— PROVIDED RECORDS —
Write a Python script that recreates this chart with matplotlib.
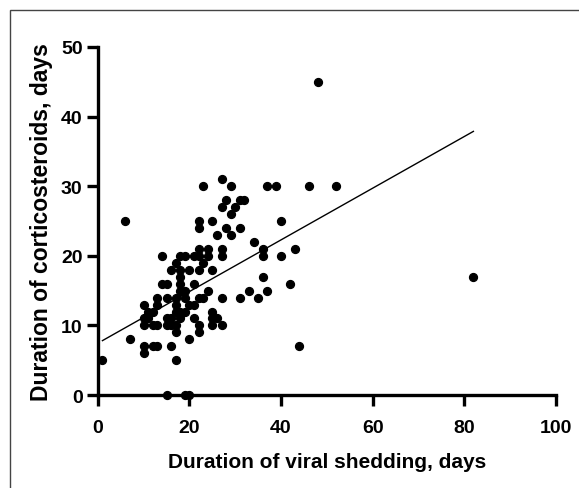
import numpy as np
import matplotlib.pyplot as plt
from matplotlib.patches import Rectangle

# Duration of viral shedding (x) and corticosteroids (y), days
shedding = [1, 6, 7, 48, 82, 46, 52, 37, 39, 27, 23, 29,
            28, 31, 32, 27, 30, 29, 22, 25, 40, 22, 28, 31,
            26, 29, 34, 22, 24, 27, 36, 43,
            14, 18, 19, 21, 22, 24, 27, 36, 40,
            17, 23,
            16, 18, 20, 22, 25,
            18, 36,
            14, 15, 18, 21, 42,
            18, 19, 24, 33, 37,
            13, 15, 17, 19, 22, 23, 27, 31, 35,
            10, 13, 17, 20, 21,
            11, 12, 17, 18, 19, 25,
            10, 11, 15, 16, 18, 21, 25, 26,
            10, 12, 13, 15, 16, 17, 22, 25, 27,
            17, 22,
            20,
            10, 12, 13, 16, 44,
            10, 17,
            15, 19, 20]
steroids = [5, 25, 8, 45, 17, 30, 30, 30, 30, 31, 30, 30,
            28, 28, 28, 27, 27, 26, 25, 25, 25, 24, 24, 24,
            23, 23, 22, 21, 21, 21, 21, 21,
            20, 20, 20, 20, 20, 20, 20, 20, 20,
            19, 19,
            18, 18, 18, 18, 18,
            17, 17,
            16, 16, 16, 16, 16,
            15, 15, 15, 15, 15,
            14, 14, 14, 14, 14, 14, 14, 14, 14,
            13, 13, 13, 13, 13,
            12, 12, 12, 12, 12, 12,
            11, 11, 11, 11, 11, 11, 11, 11,
            10, 10, 10, 10, 10, 10, 10, 10, 10,
            9, 9,
            8,
            7, 7, 7, 7, 7,
            6, 5,
            0, 0, 0]

# regression line
fit_slope = 0.371
fit_intercept = 7.45

plt.rcParams['font.family'] = ['Liberation Sans', 'DejaVu Sans']
plt.rcParams['font.weight'] = 'bold'

fig = plt.figure(figsize=(5.79, 4.89), dpi=100)
ax = fig.add_axes([0.169, 0.190, 0.791, 0.712])

ax.scatter(shedding, steroids, s=32, color='black', zorder=3, clip_on=False)

x_fit = np.array([min(shedding), max(shedding)])
ax.plot(x_fit, fit_intercept + fit_slope * x_fit, color='black', linewidth=1.0)

ax.set_xlim(0, 100)
ax.set_ylim(0, 50)
ax.set_xticks([0, 20, 40, 60, 80, 100])
ax.set_yticks([0, 10, 20, 30, 40, 50])

for side in ['top', 'right']:
    ax.spines[side].set_visible(False)
for side in ['left', 'bottom']:
    ax.spines[side].set_linewidth(2.4)
ax.tick_params(axis='both', width=2.4, length=8, labelsize=14)
ax.tick_params(axis='x', pad=9)
ax.tick_params(axis='y', pad=3)
for lab in ax.get_xticklabels() + ax.get_yticklabels():
    lab.set_fontweight('bold')

ax.set_xlabel('Duration of viral shedding, days', fontsize=15, fontweight='bold', labelpad=12)
ax.set_ylabel('Duration of corticosteroids, days', fontsize=16.5, fontweight='bold', labelpad=6)

# thin frame around the figure (cut off at right and bottom)
fig.patches.append(Rectangle((10 / 579, -0.1), 1.2, 1 - 11 / 489 + 0.1,
                             transform=fig.transFigure, fill=False,
                             edgecolor='#444444', linewidth=1.0))

fig.savefig('out.png', dpi=100)
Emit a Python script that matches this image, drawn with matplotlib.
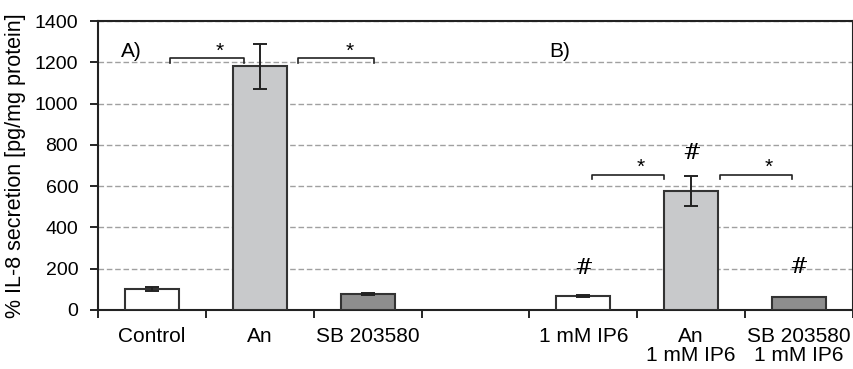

— SET TASK —
Return every line holding the word "that" from the records.

— RESPONSE BELOW —
Write a Python script that recreates this chart with matplotlib.
Emit a Python script that matches this image, drawn with matplotlib.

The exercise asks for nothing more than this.